Abstract

The demand for fast transfer of large volumes of data, and the deployment of the network infrastructures is ever increasing. However, the dominant transport protocol of today, TCP, does not meet this demand because it favors reliability over timeliness and fails to fully utilize the network capacity due to limitations of its conservative congestion control algorithm. The slow response of TCP in fast long distance networks leaves sizeable unused bandwidth in such networks. A large variety of TCP variants have been proposed to improve the connection's throughput by adopting more aggressive congestion control algorithms. Some of the flavors of TCP congestion control are loss-based, high-speed TCP congestion control algorithms that uses packet losses as an indication of congestion; delay-based TCP congestion control that emphasizes packet delay rather than packet loss as a signal to determine the rate at which to send packets. Following three TCP variants, namely Tahoe, New Reno and Vegas were compared using throughput, round-trip time (RTT) and packet loss ratio.
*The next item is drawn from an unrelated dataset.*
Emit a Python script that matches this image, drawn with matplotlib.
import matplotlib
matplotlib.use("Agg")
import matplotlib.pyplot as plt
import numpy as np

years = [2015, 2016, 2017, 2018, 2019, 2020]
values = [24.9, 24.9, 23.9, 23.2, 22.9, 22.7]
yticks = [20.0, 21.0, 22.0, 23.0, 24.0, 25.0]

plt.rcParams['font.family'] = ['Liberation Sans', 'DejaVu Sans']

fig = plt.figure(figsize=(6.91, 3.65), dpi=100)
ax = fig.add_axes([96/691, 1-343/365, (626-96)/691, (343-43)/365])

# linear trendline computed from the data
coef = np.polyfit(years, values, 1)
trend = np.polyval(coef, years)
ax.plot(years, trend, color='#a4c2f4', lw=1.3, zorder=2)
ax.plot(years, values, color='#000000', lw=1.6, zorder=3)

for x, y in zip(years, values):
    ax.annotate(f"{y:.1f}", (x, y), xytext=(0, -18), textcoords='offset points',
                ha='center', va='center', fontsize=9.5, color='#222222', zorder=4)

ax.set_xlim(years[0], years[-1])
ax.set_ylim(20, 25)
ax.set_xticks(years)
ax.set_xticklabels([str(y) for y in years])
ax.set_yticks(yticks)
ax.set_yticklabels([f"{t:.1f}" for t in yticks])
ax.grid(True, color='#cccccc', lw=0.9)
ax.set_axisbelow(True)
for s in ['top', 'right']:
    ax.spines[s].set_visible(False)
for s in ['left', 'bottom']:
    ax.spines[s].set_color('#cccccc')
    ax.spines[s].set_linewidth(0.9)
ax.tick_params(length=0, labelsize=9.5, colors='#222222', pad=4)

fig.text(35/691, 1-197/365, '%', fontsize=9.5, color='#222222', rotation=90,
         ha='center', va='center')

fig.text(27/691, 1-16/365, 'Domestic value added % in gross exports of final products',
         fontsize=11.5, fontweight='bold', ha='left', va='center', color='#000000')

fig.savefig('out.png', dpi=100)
While all the TCP variants achieve similar throughput, they do so in different ways, with different impacts on the network performance. The adverse effects of TCP window auto-tuning is identified in this environment and demonstrate that on the downlink, congestion losses dominate wireless transmission error. Several issues were revealing for this WiMAX-based networks, including limited bandwidth for TCP, high RTT and jitter, and unfairness during remote login, VoIP, and video streaming.